Table 1. Experiment results showing comparison between our proposed approach, SMEA_clust, and two existing MOO based clustering techniques, MOCK and VAMOSA, and another variant of our proposed approach, MEA_clust. Here, AC = actual number of clusters, OC = obtained number of clusters, MS = Minkowski Score, #F = No. of features, #N = No. of data points.
Fig. 3.
figure 3

Automatically clustered (a) AD_5_2, (b) AD_10_2, (c) Spherical_6_2, (d) Spherical_4_3 by SMEA_clust approach

Results on Artificial Data Sets: As can be seen from Table 1, (i) for AD_5_2 data set, SMEA_clust and VAMOSA both are able to determine the appropriate number of clusters and provide the lowest MS values compared to other techniques, (ii) for AD_10_2, SMEA_clust and MEA_clust perform similarly and are better than other two MOO based techniques, MOCK and VAMOSA, (iii) for Spherical_6_2, because of the well-separated structure of the partitioning, all the clustering approaches are capable of determining the same optimal partitioning, (iv) for Spherical_4_3 again all the clustering approaches are capable of determining the optimal partitioning. Final partitionings obtained by SMEA_clust for AD_5_2, AD_10_2, Spherical_6_2 and Spherical_4_3 data sets are shown in Fig. 3(a), (b), (c) and (d) respectively.

Table 2. p-values returned by t-test comparing the performance of SMEA_clust with other MOO based clustering techniques over different data sets with respect to MS values

Results on Real-life Data Sets: As can be seen from Table 1, for LiveDisorder data set, VAMOSA, MEA_clust and SMEA_clust are able to determine the exact number of clusters as well as attain the same MS values. But, for other data sets, Iris, Newthyroid and Wine, our proposed algorithm performs better than other clustering techniques.

Statistical Test: To further establish the superiority of our proposed clustering algorithm, here we have conducted some statistical tests guided by [16]. Statistical t-test which provides some p-value is conducted to check whether the improvements obtained by the proposed SMEA_clust are significant or not. Minimum p-value implies that the proposed clustering algorithm is better than others. The obtained p-values (reported in Table 2) evidently support the results of Table 1.

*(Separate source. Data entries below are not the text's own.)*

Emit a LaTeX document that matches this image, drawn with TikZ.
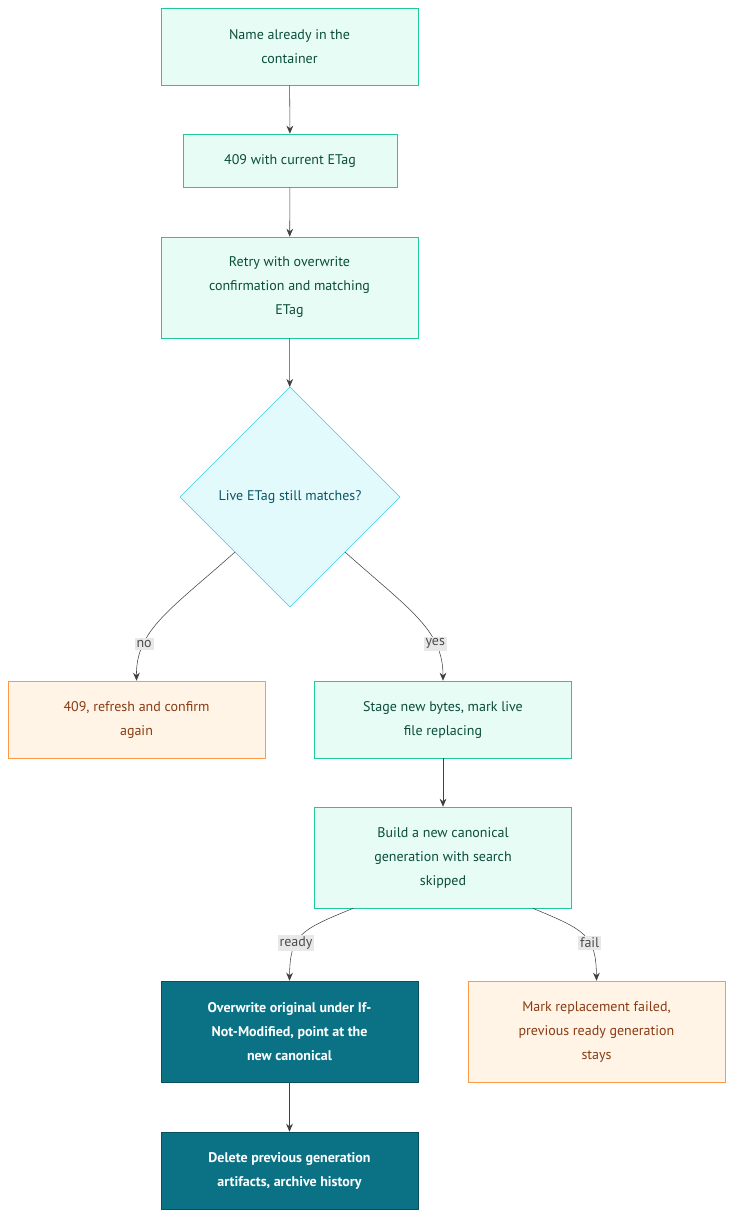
\documentclass[tikz,border=0pt]{standalone}
\usepackage{fontspec}
\setmainfont{PT Sans}
\usetikzlibrary{arrows.meta, positioning, shapes.geometric}
\definecolor{stepfill}{HTML}{E6FCF5}
\definecolor{stepline}{HTML}{20C997}
\definecolor{steptext}{HTML}{0B4D3A}
\definecolor{checkfill}{HTML}{E3FAFC}
\definecolor{checkline}{HTML}{3BC9DB}
\definecolor{checktext}{HTML}{0B5563}
\definecolor{stopfill}{HTML}{FFF4E6}
\definecolor{stopline}{HTML}{FD9A4A}
\definecolor{stoptext}{HTML}{8A3B12}
\definecolor{commitfill}{HTML}{0B7285}
\definecolor{commitline}{HTML}{08505E}
\definecolor{lblfill}{HTML}{E8E8E8}
\begin{document}
\begin{tikzpicture}[
                x=0.75pt, y=-0.75pt,
                font=\fontsize{10.5}{18}\selectfont,
                stepbox/.style={draw=stepline, fill=stepfill, text=steptext, align=center, inner sep=0pt, minimum width=192.75pt},
                check/.style={diamond, draw=checkline, fill=checkfill, text=checktext, align=center, minimum width=165pt, minimum height=165pt, inner sep=0pt},
                stop/.style={stepbox, draw=stopline, fill=stopfill, text=stoptext},
                commit/.style={stepbox, draw=commitline, fill=commitfill, text=white, font=\fontsize{10.5}{18}\selectfont\bfseries},
                lbl/.style={fill=lblfill, text=black!70, inner sep=1.5pt, font=\fontsize{10.5}{12}\selectfont},
                flow/.style={draw=black!75, -{Stealth[length=6pt,width=5pt]}},
            ]
                \useasboundingbox (0,0) rectangle (741,1231);

                % Steps
                \node[stepbox, minimum height=57.75pt] (inuse) at (289.5,46.5) {Name already in the\\container};
                \node[stepbox, minimum width=160.5pt, minimum height=39.75pt] (conflict) at (290,160.5) {409 with current ETag};
                \node[stepbox, minimum height=75.75pt] (retry) at (289.5,287.5) {Retry with overwrite\\confirmation and matching\\ETag};
                \node[check] (match) at (290,497) {Live ETag still matches?};
                \node[stop, minimum height=57.75pt] (refresh) at (136.5,719.5) {409, refresh and confirm\\again};
                \node[stepbox, minimum height=57.75pt] (stage) at (443,719.5) {Stage new bytes, mark live\\file replacing};
                \node[stepbox, minimum height=75.75pt] (build) at (443,857.5) {Build a new canonical\\generation with search\\skipped};
                \node[commit, minimum height=75.75pt] (overwrite) at (289.5,1031.5) {Overwrite original under If-\\Not-Modified, point at the\\new canonical};
                \node[stop, minimum height=75.75pt] (failed) at (596.5,1031.5) {Mark replacement failed,\\previous ready generation\\stays};
                \node[commit, minimum height=57.75pt] (cleanup) at (289.5,1170.5) {Delete previous generation\\artifacts, archive history};

                % Connectors
                \draw[flow] (inuse) -- (conflict);
                \draw[flow] (conflict) -- (retry);
                \draw[flow] (retry) -- (match);
                \draw[flow] (match.south west) .. controls (170,610) and (136,630) .. node[lbl, pos=0.72] {no} (refresh.north);
                \draw[flow] (match.south east) .. controls (410,610) and (443,630) .. node[lbl, pos=0.72] {yes} (stage.north);
                \draw[flow] (stage) -- (build);
                \draw[flow] (build.south west) ++(39,0) coordinate (bl) (bl) .. controls (300,930) and (290,935) .. node[lbl, pos=0.62] {ready} (overwrite.north);
                \draw[flow] (build.south east) ++(-39,0) coordinate (br) (br) .. controls (585,930) and (596,935) .. node[lbl, pos=0.62] {fail} (failed.north);
                \draw[flow] (overwrite) -- (cleanup);
            \end{tikzpicture}
\end{document}
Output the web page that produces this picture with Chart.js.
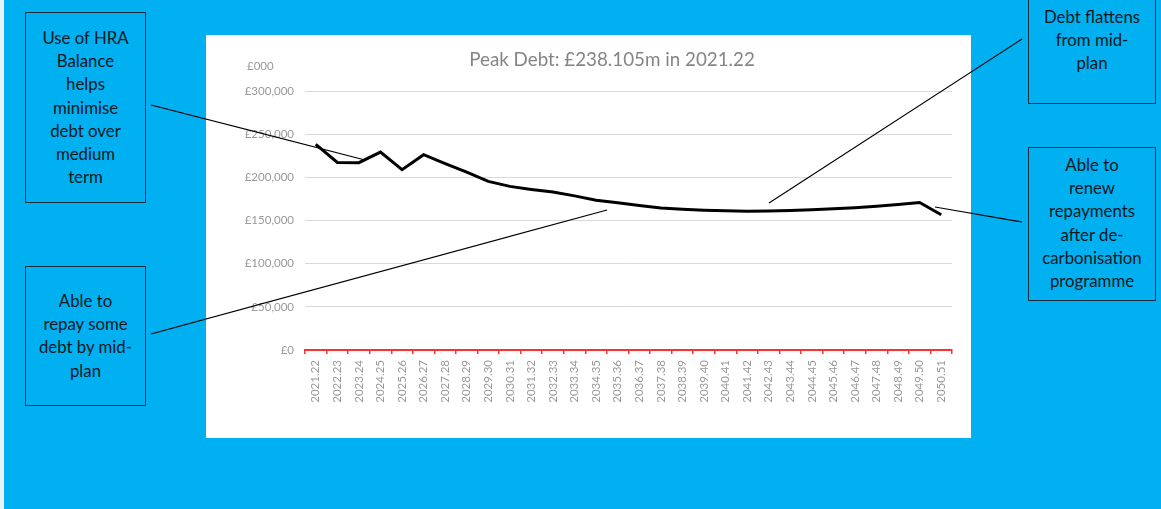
<!DOCTYPE html>
<html>
<head>
<meta charset="utf-8">
<script src="https://cdn.jsdelivr.net/npm/chart.js@4"></script>
<style>
  html, body { margin: 0; padding: 0; }
  body { width: 1161px; height: 509px; background: #00B0F0; position: relative; overflow: hidden; font-family: Lato, "Open Sans", sans-serif; }
  #leftstrip { position: absolute; left: 0; top: 0; width: 4px; height: 509px; background: #e8f4fa; }
  #card { position: absolute; left: 206px; top: 35px; width: 765px; height: 403px; background: #ffffff; }
  #card canvas { position: absolute; left: 0; top: 0; }
  .note { position: absolute; box-sizing: border-box; border: 1.3px solid #1d2d3c; background: #00B0F0; color: #0e1822; text-align: center; font-size: 16.8px; line-height: 23.2px; }
  #overlay { position: absolute; left: 0; top: 0; pointer-events: none; }
</style>
</head>
<body>
<div id="leftstrip"></div>
<div id="card"><canvas id="c" width="765" height="403"></canvas></div>

<div class="note" style="left:25px; top:12px; width:121px; height:191px; padding-top:13px;">Use of HRA<br>Balance<br>helps<br>minimise<br>debt over<br>medium<br>term</div>
<div class="note" style="left:25px; top:266px; width:121px; height:140px; padding-top:22px;">Able to<br>repay some<br>debt by mid-<br>plan</div>
<div class="note" style="left:1028px; top:-5px; width:128px; height:109px; padding-top:9px;">Debt flattens<br>from mid-<br>plan</div>
<div class="note" style="left:1028px; top:147px; width:128px; height:154px; padding-top:5px;">Able to<br>renew<br>repayments<br>after de-<br>carbonisation<br>programme</div>

<svg id="overlay" width="1161" height="509">
  <line x1="151" y1="105" x2="365" y2="160" stroke="#000" stroke-width="1.2"/>
  <line x1="151" y1="334" x2="607" y2="210" stroke="#000" stroke-width="1.2"/>
  <line x1="1022" y1="39" x2="769" y2="203" stroke="#000" stroke-width="1.2"/>
  <line x1="1022" y1="222" x2="935" y2="207" stroke="#000" stroke-width="1.2"/>
</svg>

<script>
const categories = ["2021.22","2022.23","2023.24","2024.25","2025.26","2026.27","2027.28","2028.29","2029.30","2030.31",
  "2031.32","2032.33","2033.34","2034.35","2035.36","2036.37","2037.38","2038.39","2039.40","2040.41",
  "2041.42","2042.43","2043.44","2044.45","2045.46","2046.47","2047.48","2048.49","2049.50","2050.51"];
const debtValues = [238105, 217300, 217000, 229300, 208800, 226200, 216000, 206000, 195300, 189500,
  186000, 183000, 178500, 173500, 170500, 167400, 164400, 163000, 162000, 161300,
  160700, 160900, 161500, 162400, 163500, 164700, 166400, 168400, 170900, 156600];
const yTickValues = [0, 50000, 100000, 150000, 200000, 250000, 300000];
const chartTitle = "Peak Debt: £238.105m in 2021.22";
const unitLabel = "£000";

const FONT = "Lato, 'Open Sans', sans-serif";

const textPlugin = {
  id: 'textPlugin',
  afterDraw(chart) {
    const ctx = chart.ctx;
    ctx.save();
    ctx.fillStyle = '#858585';
    ctx.font = "18.8px " + FONT;
    ctx.textAlign = 'center';
    ctx.textBaseline = 'middle';
    ctx.fillText(chartTitle, 406, 25);
    ctx.fillStyle = '#999999';
    ctx.font = "11.5px " + FONT;
    ctx.textAlign = 'left';
    ctx.fillText(unitLabel, 41, 31);
    ctx.restore();
  }
};

new Chart(document.getElementById('c'), {
  type: 'line',
  data: {
    labels: categories,
    datasets: [{
      data: debtValues,
      borderColor: '#000000',
      borderWidth: 3,
      pointRadius: 0,
      tension: 0,
      fill: false
    }]
  },
  options: {
    responsive: false,
    animation: false,
    layout: { padding: { left: 0, right: 19, top: 56, bottom: 0 } },
    plugins: { legend: { display: false }, title: { display: false }, tooltip: { enabled: false } },
    scales: {
      x: {
        type: 'category',
        offset: true,
        grid: { display: true, drawOnChartArea: false, drawTicks: true, tickLength: 4, color: '#ff3030', offset: true, lineWidth: 1.5 },
        border: { display: true, color: '#ff3030', width: 2 },
        ticks: { color: '#999999', font: { family: FONT, size: 11.5 }, minRotation: 90, maxRotation: 90, autoSkip: false, padding: 6 },
        afterFit(scale) { scale.height = 88; }
      },
      y: {
        min: 0, max: 300000,
        afterBuildTicks(scale) { scale.ticks = yTickValues.map(v => ({ value: v })); },
        grid: { color: '#d9d9d9', lineWidth: 1, drawTicks: false },
        border: { display: false },
        ticks: {
          color: '#999999', font: { family: FONT, size: 11.5 }, padding: 11,
          callback: v => '£' + Number(v).toLocaleString('en-GB')
        },
        afterFit(scale) { scale.width = 99; }
      }
    }
  },
  plugins: [textPlugin]
});
</script>
</body>
</html>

4 Conclusions and Future Works

In the current study we have developed a new automatic multi-objective clustering approach utilizing the search capability of differential evolution. The current algorithm is a hybridization of DE and SOM where the neighborhood information identified by SOM trained on the current population of solutions is utilized for generating the mating pool which can further take part in genetic operations. The use of SOM at new solution generation helps the proposed clustering algorithm to better explore the search space of optimal partitioning. The potency of the proposed clustering technique is shown in automatically partitioning several artificial and real-life data sets of varying complexities. Results are compared with those obtained by a simple multi-objective DE based clustering technique as well as by several popular MOO based clustering techniques and it was found that the proposed approach converges faster compared to other MOO based clustering techniques.

As a future work, we would like to test the proposed approach for solving some real-life problems like text-summarization, search result clustering etc.